* Problem
Filter this data down to the lines that hold "code", and copy them.

* Exercise input
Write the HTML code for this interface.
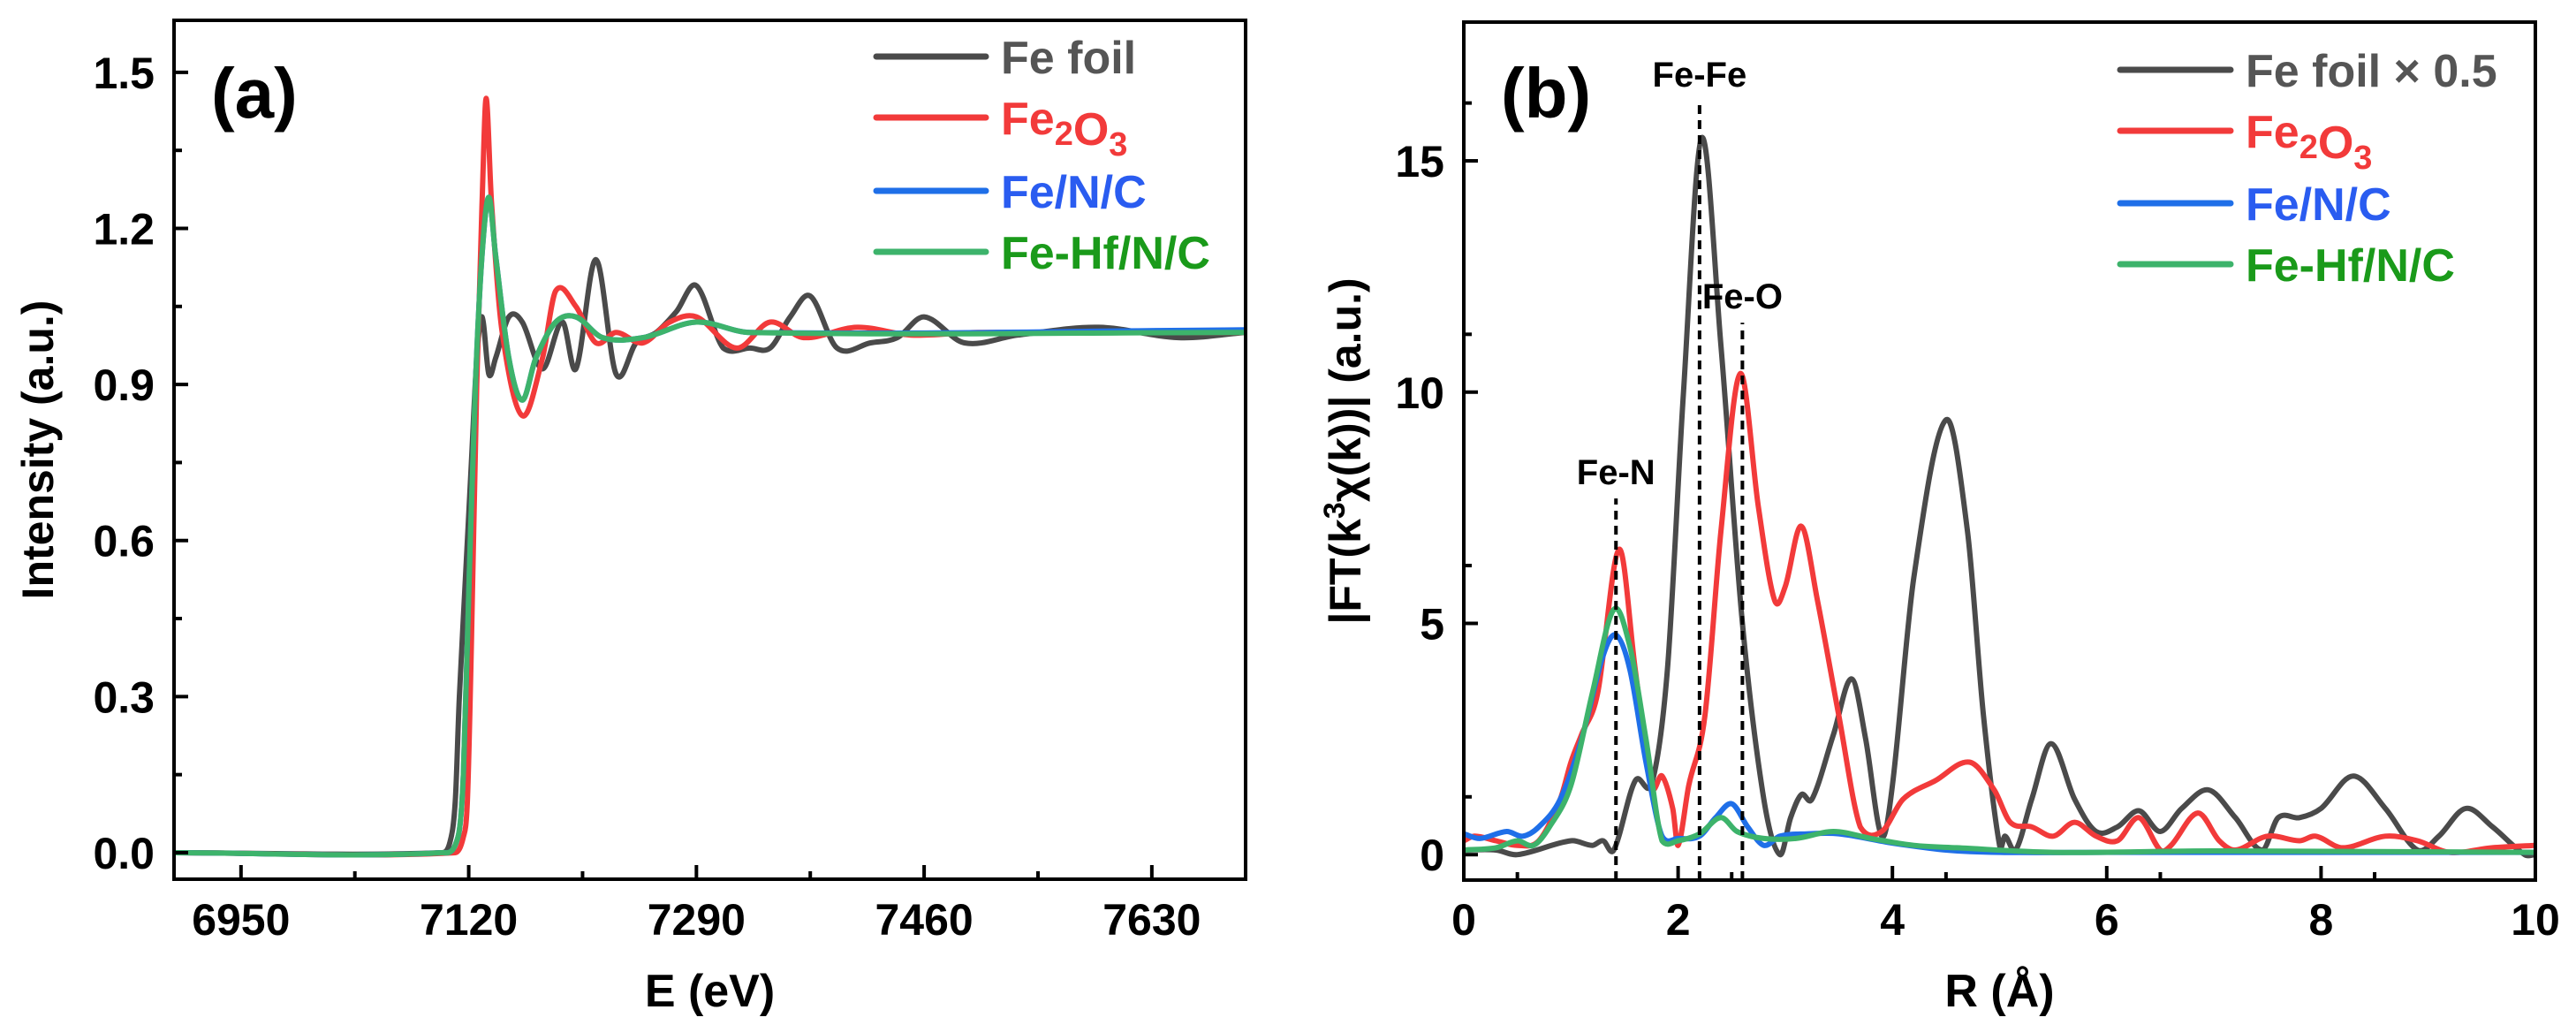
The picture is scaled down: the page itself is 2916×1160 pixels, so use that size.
<!DOCTYPE html>
<html><head><meta charset="utf-8"><style>
html,body{margin:0;padding:0;background:#fff;}
svg{display:block;font-family:"Liberation Sans",Arial,sans-serif;font-weight:bold;}
</style></head><body>
<svg id="chart" width="2916" height="1160" viewBox="0 0 2916 1160" xmlns="http://www.w3.org/2000/svg"></svg>
<script>
// ---- Panel (a) data: XANES ----
const aFoilX=[6900,7100,7106,7110,7113,7117,7122,7126,7130,7135,7140,7150,7160,7175,7190,7200,7215,7230,7245,7260,7275,7290,7310,7330,7345,7360,7375,7395,7420,7440,7460,7490,7530,7590,7650,7700];
const aFoilY=[0,0,0.02,0.1,0.3,0.5,0.75,0.95,1.03,0.92,0.95,1.03,1.02,0.93,1.02,0.93,1.14,0.92,0.98,1.0,1.04,1.09,0.97,0.97,0.97,1.03,1.07,0.97,0.98,0.99,1.03,0.98,0.995,1.01,0.99,1.0];
const aOxX=[6900,7110,7116,7119,7122,7126,7130,7133,7137,7145,7160,7175,7185,7200,7215,7230,7250,7270,7290,7320,7345,7370,7410,7450,7500,7700];
const aOxY=[0,0,0.03,0.1,0.4,0.9,1.25,1.45,1.25,1.0,0.84,0.95,1.08,1.05,0.98,1.0,0.98,1.02,1.03,0.97,1.02,0.99,1.01,0.995,1.0,1.0];
const aFncX=[6900,7100,7112,7116,7120,7125,7130,7135,7140,7150,7160,7170,7185,7200,7220,7250,7290,7330,7700];
const aFncY=[0,0,0.03,0.15,0.5,0.9,1.15,1.26,1.15,0.95,0.87,0.95,1.02,1.03,0.99,0.99,1.02,1.0,1.005];
const aHfX=[6900,7100,7112,7116,7120,7125,7130,7135,7140,7150,7160,7170,7185,7200,7220,7250,7290,7330,7700];
const aHfY=[0,0,0.03,0.15,0.5,0.9,1.15,1.26,1.15,0.95,0.87,0.95,1.02,1.03,0.99,0.99,1.02,1.0,1.0];
const aXTicks=[6950,7120,7290,7460,7630];
const aYTicks=[0,0.3,0.6,0.9,1.2,1.5];
const aYLabels=["0.0","0.3","0.6","0.9","1.2","1.5"];
// ---- Panel (b) data: FT-EXAFS ----
const bFoilX=[0,0.3,0.5,1,1.2,1.3,1.4,1.6,1.75,1.9,2.05,2.22,2.4,2.6,2.8,2.95,3.05,3.15,3.25,3.45,3.62,3.75,3.9,4.0,4.2,4.5,4.7,4.85,5.0,5.05,5.15,5.3,5.48,5.7,5.9,6.1,6.3,6.5,6.7,6.95,7.2,7.45,7.6,7.8,8.0,8.3,8.6,8.9,9.1,9.35,9.6,9.9,10];
const bFoilY=[0.1,0.1,0,0.3,0.2,0.3,0.1,1.6,1.5,4,10,15.5,11,5,1.2,0,0.8,1.3,1.2,2.6,3.8,2.5,0.4,1.5,6,9.4,7,3,0.2,0.4,0.1,1.2,2.4,1.2,0.5,0.6,0.95,0.5,1,1.4,0.8,0.1,0.8,0.8,1.0,1.7,1.0,0.1,0.4,1.0,0.6,0,0];
const bOxX=[0,0.1,0.3,0.5,0.7,0.9,1.0,1.1,1.25,1.45,1.6,1.75,1.85,1.95,2.0,2.1,2.25,2.4,2.58,2.75,2.9,3.0,3.15,3.3,3.5,3.7,3.9,4.1,4.4,4.72,4.95,5.1,5.3,5.5,5.7,5.9,6.1,6.3,6.5,6.6,6.85,7.05,7.2,7.5,7.8,7.95,8.2,8.6,8.9,9.2,9.6,10];
const bOxY=[0.3,0.4,0.3,0.2,0.3,1.2,2,2.6,3.5,6.6,4,1.5,1.7,1,0.2,1.5,3,7,10.4,7.5,5.5,5.8,7.1,5.5,3,0.6,0.5,1.2,1.6,2.0,1.4,0.7,0.6,0.4,0.7,0.4,0.3,0.8,0.1,0.2,0.9,0.3,0.1,0.4,0.3,0.4,0.15,0.4,0.3,0.05,0.15,0.2];
const bFncX=[0,0.15,0.4,0.55,0.7,0.9,1.1,1.3,1.42,1.55,1.7,1.85,2.0,2.2,2.35,2.5,2.65,2.8,2.95,3.2,3.5,4,4.5,5,6,8,10];
const bFncY=[0.45,0.35,0.5,0.4,0.6,1.2,2.5,4.3,4.75,4,2,0.4,0.35,0.4,0.8,1.1,0.6,0.2,0.4,0.45,0.45,0.25,0.1,0.05,0.05,0.05,0.05];
const bHfX=[0,0.3,0.5,0.65,0.8,1.0,1.2,1.4,1.55,1.7,1.85,2.0,2.2,2.4,2.55,2.8,3.1,3.45,3.8,4.2,4.6,5.5,7,10];
const bHfY=[0.1,0.15,0.3,0.2,0.6,1.5,3.5,5.3,4.5,2.5,0.3,0.3,0.45,0.8,0.5,0.35,0.35,0.5,0.35,0.2,0.15,0.05,0.08,0.05];
const bXTicks=[0,2,4,6,8,10];
const bYTicks=[0,5,10,15];
const bMarkX=[1.42,2.2,2.6];
const bMarkTop=[7.7,16.3,11.5];
const bMarkLabels=["Fe-N","Fe-Fe","Fe-O"];

const NS="http://www.w3.org/2000/svg";
const svg=document.getElementById('chart');
function el(tag,attrs,parent){const e=document.createElementNS(NS,tag);for(const k in attrs)e.setAttribute(k,attrs[k]);(parent||svg).appendChild(e);return e;}
function clamp(v,a,b){return Math.max(Math.min(a,b),Math.min(Math.max(a,b),v));}
function smooth(pts){let d="M"+pts[0][0].toFixed(1)+","+pts[0][1].toFixed(1);
 for(let i=0;i<pts.length-1;i++){const p0=pts[Math.max(0,i-1)],p1=pts[i],p2=pts[i+1],p3=pts[Math.min(pts.length-1,i+2)];
  const dx=p2[0]-p1[0];
  let t1=(p2[1]-p0[1])/((p2[0]-p0[0])||1), t2=(p3[1]-p1[1])/((p3[0]-p1[0])||1);
  const c1=[p1[0]+dx/3,clamp(p1[1]+t1*dx/3,p1[1]-Math.abs(p2[1]-p1[1])-8,p1[1]+Math.abs(p2[1]-p1[1])+8)];
  const c2=[p2[0]-dx/3,clamp(p2[1]-t2*dx/3,p2[1]-Math.abs(p2[1]-p1[1])-8,p2[1]+Math.abs(p2[1]-p1[1])+8)];
  d+=" C"+c1[0].toFixed(1)+","+c1[1].toFixed(1)+" "+c2[0].toFixed(1)+","+c2[1].toFixed(1)+" "+p2[0].toFixed(1)+","+p2[1].toFixed(1);}
 return d;}
const COL={gray:"#4a4a4a",red:"#f23a3a",blue:"#1f6fe8",green:"#3db36b"};
const TXT={gray:"#555555",red:"#f23a3a",blue:"#2a5cf0",green:"#1a9a1a"};

function panel(cfg){
 const L=cfg.L,R=cfg.R,T=cfg.T,B=cfg.B;
 const sx=v=>L+(v-cfg.x0)/(cfg.x1-cfg.x0)*(R-L);
 const sy=v=>B-(v-cfg.y0)/(cfg.y1-cfg.y0)*(B-T);
 const g=el('g',{});
 
 
 const clipId=cfg.name+"-clip";
 const cp=el('clipPath',{id:clipId},g);el('rect',{x:L,y:T,width:R-L,height:B-T},cp);
 const sg=el('g',{'clip-path':'url(#'+clipId+')'},g);
 cfg.series.forEach(s=>{
  const pts=s.x.map((v,i)=>[sx(v),sy(s.y[i])]);
  const p=el('path',{d:smooth(pts),fill:'none',stroke:COL[s.c],'stroke-width':6,'stroke-linejoin':'round'},sg);
  
  
 });
 if(cfg.marks){cfg.marks.x.forEach((m,i)=>{
  const ln=el('line',{x1:sx(m),x2:sx(m),y1:B,y2:sy(cfg.marks.top[i]),stroke:'#000','stroke-width':4,'stroke-dasharray':'10,7'},g);
  
  
  const t=el('text',{x:sx(m),y:sy(cfg.marks.top[i])-16,'font-size':40,'text-anchor':'middle',fill:'#000'},g);
  t.textContent=cfg.marks.labels[i];
  
  
 });}
 const fr=el('rect',{x:L,y:T,width:R-L,height:B-T,fill:'none',stroke:'#000','stroke-width':4},g);
 
 
 cfg.xt.forEach((v,i)=>{
  const x=sx(v);
  el('line',{x1:x,x2:x,y1:B,y2:B-16,stroke:'#000','stroke-width':4},g);
  const xm=sx(v+cfg.xstep/2);if(xm<R-2)el('line',{x1:xm,x2:xm,y1:B,y2:B-9,stroke:'#000','stroke-width':4},g);
  const t=el('text',{x:x,y:1058,'font-size':50,'text-anchor':'middle',fill:'#000'},g);
  t.textContent=String(v);
  
  
 });
 {const xm=sx(cfg.xt[0]-cfg.xstep/2);if(xm>L+2)el('line',{x1:xm,x2:xm,y1:B,y2:B-9,stroke:'#000','stroke-width':4},g);}
 cfg.yt.forEach((v,i)=>{
  const y=sy(v);
  el('line',{x1:L,x2:L+16,y1:y,y2:y,stroke:'#000','stroke-width':4},g);
  const ym=sy(v+cfg.ystep/2);if(ym>T+2)el('line',{x1:L,x2:L+9,y1:ym,y2:ym,stroke:'#000','stroke-width':4},g);
  const t=el('text',{x:L-22,y:y+18,'font-size':50,'text-anchor':'end',fill:'#000'},g);
  t.textContent=cfg.yl[i];
  
  
 });
 const xt=el('text',{x:(L+R)/2,y:1139,'font-size':52,'text-anchor':'middle',fill:'#000'},g);
 xt.textContent=cfg.xtitle;
 
 
 const yt=el('text',{x:0,y:0,'font-size':50,'text-anchor':'middle',fill:'#000',transform:'translate('+cfg.ytx+','+(T+B)/2+') rotate(-90)'},g);
 yt.innerHTML=cfg.ytitle;
 
 
 const pl=el('text',{x:L+42,y:133,'font-size':80,fill:'#000'},g);
 pl.textContent=cfg.letter;
 
 
 cfg.legend.rows.forEach((r,i)=>{
  const y=cfg.legend.ys[i];
  const lg=el('g',{},g);
  
  
  el('line',{x1:cfg.legend.x1,x2:cfg.legend.x2,y1:y,y2:y,stroke:COL[r.c],'stroke-width':7,'stroke-linecap':'round'},lg);
  const t=el('text',{x:cfg.legend.tx,y:y+19,'font-size':52,fill:TXT[r.c]},lg);
  t.innerHTML=r.html;
 });
}
const sub=s=>'<tspan font-size="38" dy="12">'+s+'</tspan><tspan dy="-12"></tspan>';
panel({name:'panel-a',L:197,R:1410,T:23,B:995,x0:6900,x1:7700,y0:-0.051,y1:1.6,xt:aXTicks,xstep:170,yt:aYTicks,yl:aYLabels,ystep:0.3,
 xtitle:'E (eV)',ytitle:'Intensity (a.u.)',ytx:60,letter:'(a)',
 series:[{id:'series-fe-foil',x:aFoilX,y:aFoilY,c:'gray'},{id:'series-fe2o3',x:aOxX,y:aOxY,c:'red'},{id:'series-fe-n-c',x:aFncX,y:aFncY,c:'blue'},{id:'series-fe-hf-n-c',x:aHfX,y:aHfY,c:'green'}],
 legend:{x1:992,x2:1116,tx:1133,ys:[64,133,216,285],rows:[{id:'fe-foil',c:'gray',html:'Fe foil'},{id:'fe2o3',c:'red',html:'Fe'+sub('2')+'O'+sub('3')},{id:'fe-n-c',c:'blue',html:'Fe/N/C'},{id:'fe-hf-n-c',c:'green',html:'Fe-Hf/N/C'}]}});
panel({name:'panel-b',L:1657,R:2870,T:25,B:996,x0:0,x1:10,y0:-0.55,y1:18,xt:bXTicks,xstep:1,yt:bYTicks,yl:bYTicks.map(String),ystep:2.5,
 xtitle:'R (Å)',ytitle:'|FT(k<tspan font-size="34" dy="-18">3</tspan><tspan dy="18">χ(k))| (a.u.)</tspan>',ytx:1540,letter:'(b)',
 marks:{x:bMarkX,top:bMarkTop,labels:bMarkLabels},
 series:[{id:'series-fe-foil-x0.5',x:bFoilX,y:bFoilY,c:'gray'},{id:'series-fe2o3',x:bOxX,y:bOxY,c:'red'},{id:'series-fe-n-c',x:bFncX,y:bFncY,c:'blue'},{id:'series-fe-hf-n-c',x:bHfX,y:bHfY,c:'green'}],
 legend:{x1:2400,x2:2525,tx:2542,ys:[79,148,230,299],rows:[{id:'fe-foil',c:'gray',html:'Fe foil × 0.5'},{id:'fe2o3',c:'red',html:'Fe'+sub('2')+'O'+sub('3')},{id:'fe-n-c',c:'blue',html:'Fe/N/C'},{id:'fe-hf-n-c',c:'green',html:'Fe-Hf/N/C'}]}});
</script>
</body></html>
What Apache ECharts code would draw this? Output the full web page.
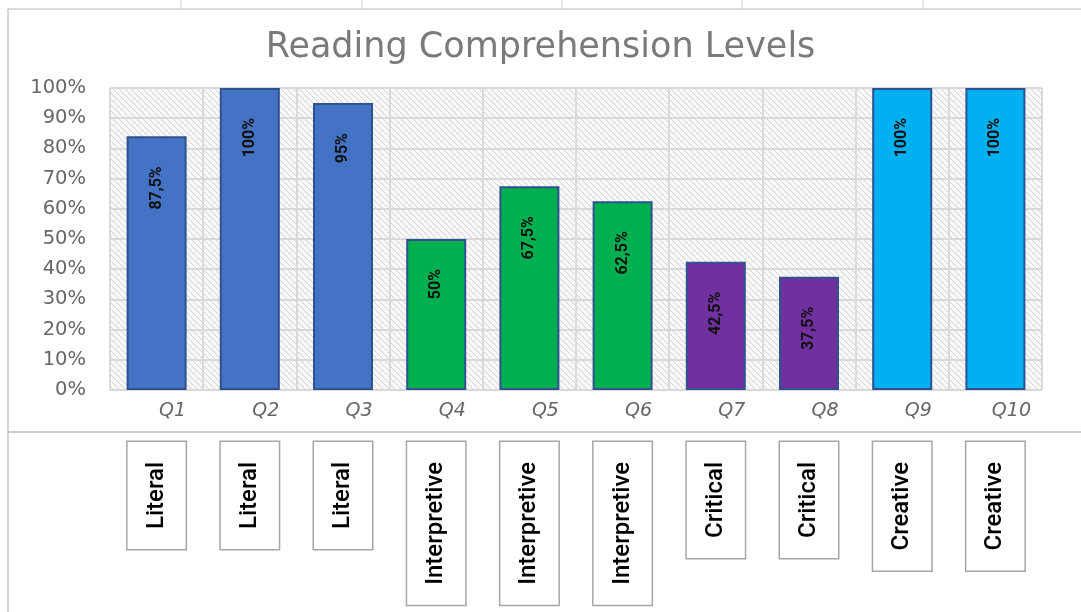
<!DOCTYPE html>
<html>
<head>
  <meta charset="utf-8">
  <title>Reading Comprehension Levels</title>
  <script src="https://cdn.jsdelivr.net/npm/echarts@6.0.0/dist/echarts.min.js"></script>
  <style>
    html, body { margin: 0; padding: 0; background: #fff; }
  </style>
</head>
<body>
  <div id="main" style="width:1081px; height:612px;"></div>
  <script type="text/javascript">
    // data
    const questions = ['Q1', 'Q2', 'Q3', 'Q4', 'Q5', 'Q6', 'Q7', 'Q8', 'Q9', 'Q10'];
    const levels = ['Literal', 'Literal', 'Literal', 'Interpretive', 'Interpretive', 'Interpretive',
      'Critical', 'Critical', 'Creative', 'Creative'];
    const heights = [84, 100, 95, 50, 67.5, 62.5, 42.5, 37.5, 100, 100];
    const valueLabels = ['87,5%', '100%', '95%', '50%', '67,5%', '62,5%', '42,5%', '37,5%', '100%', '100%'];
    const yTicks = [0, 10, 20, 30, 40, 50, 60, 70, 80, 90, 100];

    const levelColors = {
      Literal: '#4472C4',
      Interpretive: '#00B050',
      Critical: '#7030A0',
      Creative: '#00B0F0'
    };

    // diagonal hatch for the plot area
    const pat = document.createElement('canvas');
    pat.width = 6;
    pat.height = 6;
    const c = pat.getContext('2d');
    c.fillStyle = '#f8f8f8';
    c.fillRect(0, 0, 6, 6);
    c.strokeStyle = '#d2d2d2';
    c.lineWidth = 1;
    c.beginPath();
    c.moveTo(-1, -1); c.lineTo(7, 7);
    c.moveTo(-1, 5); c.lineTo(1, 7);
    c.moveTo(5, -1); c.lineTo(7, 1);
    c.stroke();

    const myChart = echarts.init(document.getElementById('main'));

    const option = {
      animation: false,
      title: {
        text: 'Reading Comprehension Levels',
        left: 'center',
        top: 25,
        textStyle: { fontFamily: 'DejaVu Sans', fontSize: 35, fontWeight: 'normal', color: '#7a7a7a' }
      },
      grid: {
        left: 110, right: 39, top: 88, bottom: 222,
        show: true,
        borderWidth: 0,
        backgroundColor: { image: pat, repeat: 'repeat' }
      },
      xAxis: [{
        type: 'category',
        data: questions,
        axisLine: { show: false },
        axisTick: { show: false },
        splitLine: { show: true, lineStyle: { color: '#d9d9d9', width: 2 } },
        axisLabel: {
          margin: 12,
          padding: [0, 0, 0, 32],
          fontFamily: 'DejaVu Sans',
          fontStyle: 'italic',
          fontSize: 19,
          color: '#666'
        }
      }, {
        type: 'category',
        position: 'bottom',
        data: levels,
        axisLine: { show: false },
        axisTick: { show: false },
        splitLine: { show: false },
        axisLabel: {
          interval: 0,
          rotate: 90,
          margin: 52,
          fontFamily: 'Roboto',
          fontWeight: 500,
          fontSize: 24,
          color: '#000',
          borderColor: '#a6a6a6',
          borderWidth: 1.5,
          padding: [17, 20, 17, 20],
          backgroundColor: '#fff'
        }
      }],
      yAxis: {
        type: 'value',
        min: 0,
        max: 100,
        interval: 10,
        axisLine: { show: false },
        axisTick: { show: false },
        splitLine: { lineStyle: { color: '#d9d9d9', width: 2 } },
        axisLabel: {
          margin: 24,
          fontFamily: 'DejaVu Sans',
          fontSize: 19.5,
          color: '#666',
          formatter: v => yTicks.indexOf(v) >= 0 ? v + '%' : ''
        }
      },
      series: [{
        type: 'bar',
        barWidth: 60,
        data: heights.map((h, i) => ({
          value: h,
          itemStyle: { color: levelColors[levels[i]] }
        })),
        itemStyle: { borderColor: '#2F528F', borderWidth: 2 },
        label: {
          show: true,
          position: 'insideTop',
          distance: 30,
          rotate: 90,
          align: 'right',
          verticalAlign: 'middle',
          fontFamily: 'Roboto',
          fontWeight: 'bold',
          fontSize: 16,
          color: '#111',
          formatter: p => valueLabels[p.dataIndex]
        }
      }],
      graphic: [
        { type: 'line', shape: { x1: 8, y1: 9, x2: 1081, y2: 9 }, style: { stroke: '#d0d0d0', lineWidth: 1.5 } },
        { type: 'line', shape: { x1: 8, y1: 9, x2: 8, y2: 612 }, style: { stroke: '#c8c8c8', lineWidth: 1.5 } },
        { type: 'line', shape: { x1: 8, y1: 432, x2: 1081, y2: 432 }, style: { stroke: '#bdbdbd', lineWidth: 1.5 } },
        { type: 'line', shape: { x1: 181, y1: 0, x2: 181, y2: 9 }, style: { stroke: '#d0d0d0', lineWidth: 1 } },
        { type: 'line', shape: { x1: 362, y1: 0, x2: 362, y2: 9 }, style: { stroke: '#d0d0d0', lineWidth: 1 } },
        { type: 'line', shape: { x1: 562, y1: 0, x2: 562, y2: 9 }, style: { stroke: '#d0d0d0', lineWidth: 1 } },
        { type: 'line', shape: { x1: 742, y1: 0, x2: 742, y2: 9 }, style: { stroke: '#d0d0d0', lineWidth: 1 } },
        { type: 'line', shape: { x1: 923, y1: 0, x2: 923, y2: 9 }, style: { stroke: '#d0d0d0', lineWidth: 1 } }
      ]
    };

    myChart.setOption(option);
  </script>
</body>
</html>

* Task response
Write the HTML code for this interface.
What Apache ECharts code would draw this? Output the full web page.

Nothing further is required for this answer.